Yes, the little technical wizard that has been my constant and faithful companion for the last four years is now totally kaput. Burnt. Fried. Deader than a doornail.
I’m surprisingly calm about it. This probably has to do with the fact that I backed everything up on an external hard drive just two weeks ago. Still, there is two weeks of work on there that may or may not be retrievable. But I’m still here, folks. We do survive the loss of things.
A few years ago I saw an interview with the great writer Toni Morrison, who wrote one of my favourite books of all time, Song of Solomon, and she was talking about a house fire which had destroyed all of her unpublished and yet-to-be-published work. She was obviously devastated by the ordeal but also resigned to her new reality.
“I have to let it go,” she said. There was nothing she could do.
There is nothing I can do either. I may have lost almost 20 pages of a new play. Toni Morrison lost novels. I’m not comparing pain merely putting things into perspective.

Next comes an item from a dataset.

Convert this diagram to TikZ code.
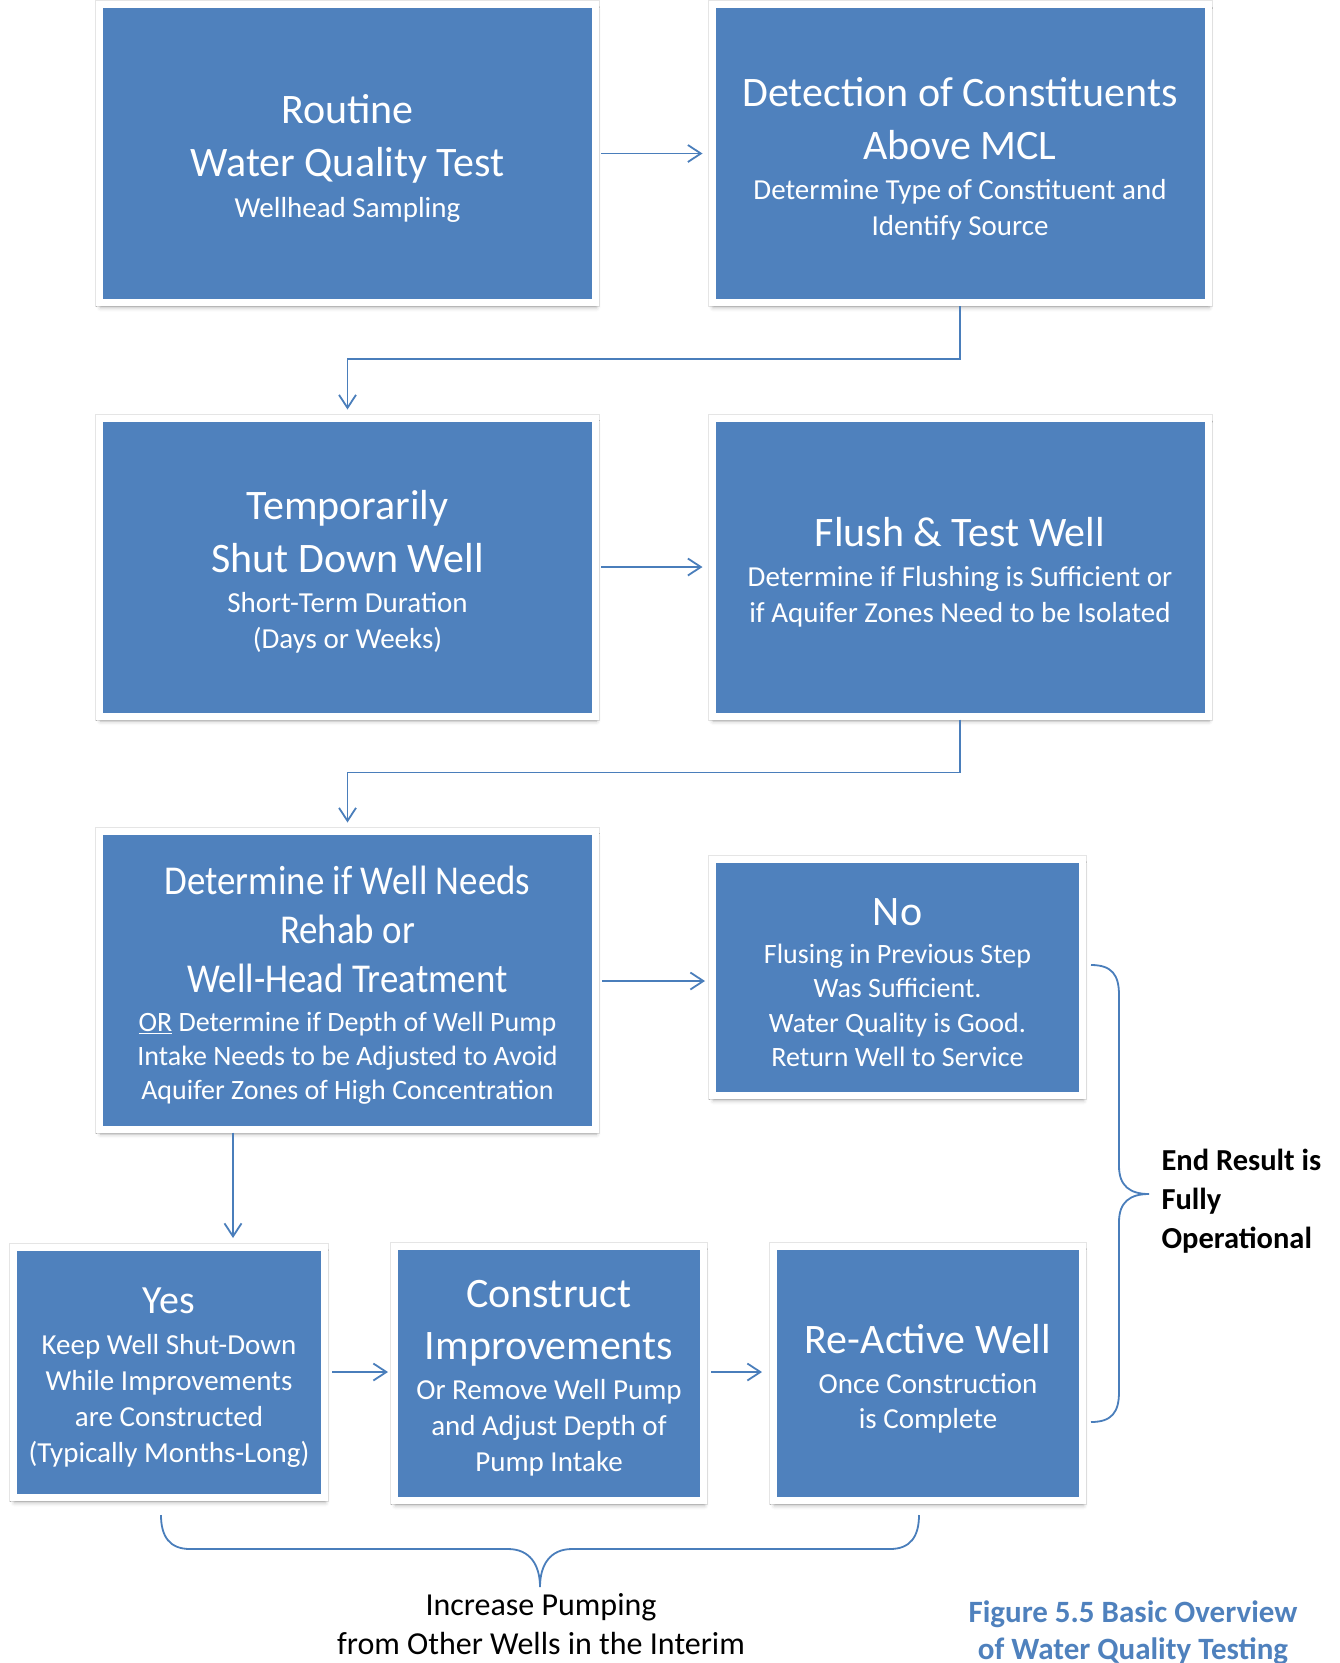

I can’t help thinking of what my reaction might have been a few short years ago. Rage. I might have damaged something. Today I feel no anger. I almost feel relief! I cannot access any of the files currently vying for my attention and so I’m being forced to let go absolutely of certain tasks. I am getting a much needed break.
Perhaps that power outage was made just for me.
Inspiring Message of the Day: Today I will accept the things I cannot change. I will remember that my possessions do not make or break me. I will enjoy the freedom that comes from letting go.
Love the names, Dave. They serve us, we serve them. Working together harmoniously as best we can 🙂
I also lost a dear digital friend in the wake of the blackout. Grover the Server only cost $400 in spare parts, but he ran faithfully from the spare bedroom for eight years. Time to go. Finnegan the Server is his successor.